India's Union Minister for Women and Child Development announced her government's plans to take on the brutal murder of baby girls - before or after their birth.

Renuka Chowdhury was quoted by the Press Trust of India as saying: "What we are saying to the people is have your children, don't kill them. And if you don't want a girl child, leave her to us," adding that the government planned to set up a centre in each regional district.

"We will bring up the children. But don't kill them because there really is a crisis situation," she said.

The crisis situation is the lopsided male-female ratio that has emerged in a couple of Indian states, which has subsequently led to deviant social situations such as polyandry, forced trafficking of women and bride trading.

Consider this. A number of districts in India report 800 girls born for every 1,000 boys. Although tests to establish the foetus' gender are officially illegal, there has, according to agency reports, been only one doctor convicted since the law was passed more than 10 years ago.

Chowdhury's scheme is not a first in India. It was first introduced in 1992 in the southern state of Tamil Nadu to arrest the increasing rates of female infanticide. Called the "cradle baby scheme" women were told to abandon their daughters in government centres that had ready-to-take cradles.

The scheme definitely did bring down the rate of female infanticide. Except that now women weren't going the whole nine months and delivering the unwanted girl, but aborting as soon as the gender was discovered.

Active efforts from the establishment are surely the result of combating the negative publicity that has filled up the international press and smeared the India Shining campaign.

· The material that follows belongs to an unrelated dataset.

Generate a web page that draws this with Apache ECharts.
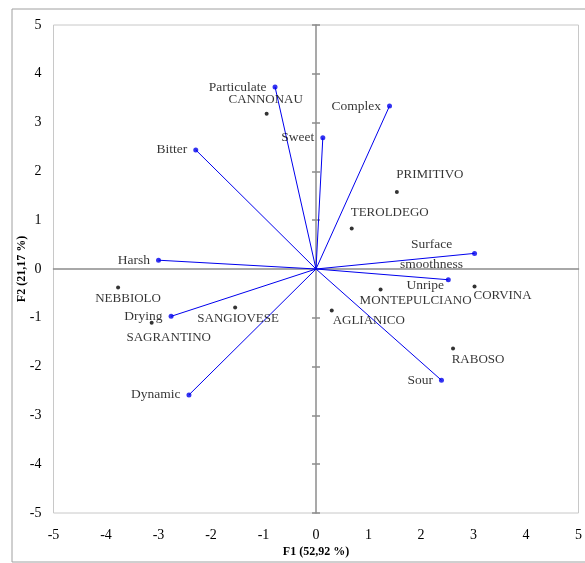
<!DOCTYPE html>
<html>
<head>
<meta charset="utf-8">
<script src="https://cdn.jsdelivr.net/npm/echarts@6/dist/echarts.min.js"></script>
<style>
html, body { margin: 0; padding: 0; background: #fff; }
#chart { width: 585px; height: 563px; }
</style>
</head>
<body>
<div id="chart"></div>
<script>
// axes range
var axisMin = -5;
var axisMax = 5;
var axisStep = 1;

// wines (observations)
var wineNames = ['CANNONAU', 'PRIMITIVO', 'TEROLDEGO', 'NEBBIOLO', 'SAGRANTINO', 'SANGIOVESE', 'MONTEPULCIANO', 'CORVINA', 'AGLIANICO', 'RABOSO'];
var wineF1 = [-0.94, 1.54, 0.68, -3.77, -3.13, -1.54, 1.23, 3.02, 0.30, 2.61];
var wineF2 = [3.18, 1.58, 0.83, -0.38, -1.10, -0.79, -0.42, -0.36, -0.85, -1.63];

// sensory attributes (variables)
var attrNames = ['Particulate', 'Bitter', 'Harsh', 'Sweet', 'Complex', 'Surface\nsmoothness', 'Unripe', 'Sour', 'Drying', 'Dynamic'];
var attrF1 = [-0.78, -2.29, -3.00, 0.13, 1.40, 3.02, 2.52, 2.39, -2.76, -2.42];
var attrF2 = [3.73, 2.44, 0.18, 2.69, 3.34, 0.32, -0.22, -2.28, -0.97, -2.58];

var fontName = '"Liberation Serif", "DejaVu Serif", serif';

// label placement (text centre offset from the dot, px)
var wineLabelOffset = {
    'CANNONAU': [-1, -14],
    'PRIMITIVO': [33, -17],
    'TEROLDEGO': [38, -16],
    'NEBBIOLO': [10, 11],
    'SAGRANTINO': [17, 15],
    'SANGIOVESE': [3, 11],
    'MONTEPULCIANO': [35, 11],
    'CORVINA': [28, 9],
    'AGLIANICO': [37, 10],
    'RABOSO': [25, 11]
};
// attributes whose label is not simply left of the arrow tip
var attrLabelOffset = {
    'Surface\nsmoothness': [-43, 1],
    'Unripe': [-23, 6]
};

var wineData = [];
for (var i = 0; i < wineNames.length; i++) {
    wineData.push({
        name: wineNames[i],
        value: [wineF1[i], wineF2[i]],
        label: { offset: wineLabelOffset[wineNames[i]] }
    });
}

var attrData = [];
var attrDataCentered = [];
var vectorSeries = [];
for (var j = 0; j < attrNames.length; j++) {
    vectorSeries.push({
        type: 'line',
        data: [[0, 0], [attrF1[j], attrF2[j]]],
        showSymbol: false,
        lineStyle: { color: '#0000ee', width: 1 },
        itemStyle: { color: '#0000ee' },
        silent: true,
        z: 3
    });
    var off = attrLabelOffset[attrNames[j]];
    if (off) {
        attrDataCentered.push({ name: attrNames[j], value: [attrF1[j], attrF2[j]], label: { offset: off } });
    } else {
        attrData.push({ name: attrNames[j], value: [attrF1[j], attrF2[j]] });
    }
}

function baseAxis(extra) {
    var ax = {
        type: 'value',
        min: axisMin,
        max: axisMax,
        interval: axisStep,
        splitLine: { show: false },
        axisTick: { show: false },
        axisLabel: { show: false },
        axisLine: { show: false, onZero: false }
    };
    for (var k in extra) ax[k] = extra[k];
    return ax;
}

var option = {
    animation: false,
    backgroundColor: '#fff',
    textStyle: { fontFamily: fontName },
    graphic: [{
        type: 'rect',
        shape: { x: 12, y: 9, width: 580, height: 553 },
        style: { fill: 'none', stroke: '#a0a0a0', lineWidth: 1 },
        silent: true
    }],
    grid: {
        left: 53.5,
        right: 6.5,
        top: 25,
        bottom: 50,
        show: true,
        borderColor: '#c8c8c8',
        borderWidth: 1
    },
    xAxis: [
        baseAxis({
            position: 'bottom',
            name: 'F1 (52,92 %)',
            nameLocation: 'middle',
            nameGap: 33,
            nameMoveOverlap: false,
            nameTextStyle: { fontFamily: fontName, fontWeight: 'bold', fontSize: 12, color: '#000' },
            axisLabel: { show: true, margin: 15, fontFamily: fontName, fontSize: 14, color: '#000' }
        }),
        baseAxis({
            axisLine: { show: true, onZero: true, onZeroAxisIndex: 0, lineStyle: { color: '#8c8c8c', width: 1.5 } }
        })
    ],
    yAxis: [
        baseAxis({
            position: 'left',
            name: 'F2 (21,17 %)',
            nameLocation: 'middle',
            nameGap: 26,
            nameMoveOverlap: false,
            nameTextStyle: { fontFamily: fontName, fontWeight: 'bold', fontSize: 12, color: '#000' },
            axisLabel: { show: true, margin: 12, fontFamily: fontName, fontSize: 14, color: '#000' }
        }),
        baseAxis({
            axisLine: { show: true, onZero: true, onZeroAxisIndex: 0, lineStyle: { color: '#8c8c8c', width: 1.5 } },
            axisTick: { show: true, inside: false, length: 4, lineStyle: { color: '#8c8c8c', width: 1.5 } }
        }),
        baseAxis({
            axisLine: { show: false, onZero: true, onZeroAxisIndex: 0 },
            axisTick: { show: true, inside: true, length: 4, lineStyle: { color: '#8c8c8c', width: 1.5 } }
        })
    ],
    series: vectorSeries.concat([
        {
            name: 'attributes',
            type: 'scatter',
            data: attrData,
            symbolSize: 5,
            itemStyle: { color: '#0000ee' },
            label: {
                show: true,
                position: 'left',
                distance: 6,
                formatter: '{b}',
                fontFamily: fontName,
                fontSize: 13.5,
                color: '#000'
            },
            z: 4
        },
        {
            name: 'attributes2',
            type: 'scatter',
            data: attrDataCentered,
            symbolSize: 5,
            itemStyle: { color: '#0000ee' },
            label: {
                show: true,
                position: 'inside',
                align: 'center',
                formatter: '{b}',
                fontFamily: fontName,
                fontSize: 13.5,
                lineHeight: 20,
                color: '#000'
            },
            z: 4
        },
        {
            name: 'wines',
            type: 'scatter',
            data: wineData,
            symbolSize: 4,
            itemStyle: { color: '#000' },
            label: {
                show: true,
                position: 'inside',
                formatter: '{b}',
                fontFamily: fontName,
                fontSize: 13,
                color: '#000'
            },
            z: 5
        }
    ])
};

var chart = echarts.init(document.getElementById('chart'));
chart.setOption(option);
window.addEventListener('resize', chart.resize);
</script>
</body>
</html>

It was quite a shocker to discover about 400 body parts of newborn babies and foetuses of girls buried behind a missionary hospital in the state of Madhya Pradesh. "It is a matter of international and national shame for us that India, with a growth of nine per cent, still kills its daughters," Chowdhury said at the time.

Right direction

Supporters claim that the scheme is a step in the right direction towards saving lives. The problem really isn't in finding a solution of prevention. It's a desperate situation of changing society's attitude towards its girls.

By setting up alternatives for parents, the message is still one that screams: Give up your girls. Even if the government "promises" to look after them. Given the state of state-funded primary education it doesn't take a wild imagination to envision the kind of future that awaits groups of institutionalised girls left behind because of a certain lacking.

Working on a detailed feature on this issue, a number of factors emerged for parents still preferring boys to girls. While some have blamed it on religious requirements, the fact is that in today's society most parents interviewed by activists on the field have attributed it more to economics. Girls are born with the burden of dowry. Boys are a means to social security in the twilight years of a couple.

The positive of Chowdhury's public statement is that India is clearly not in denial anymore. Acknowledging the need for our girls is half the battle won. Perhaps the minister should look into schemes that encourage families to have their girls, educate them, empower them and depend on them. Though the government single-handedly cannot change cultural attitudes it can certainly make it financially attractive to families to raise their girls.

Chowdhury and India together would do better to stop teaching Indians not to kill their girls. And start teaching them to love them.

Vinita Bharadwaj is an independent writer based in Dubai.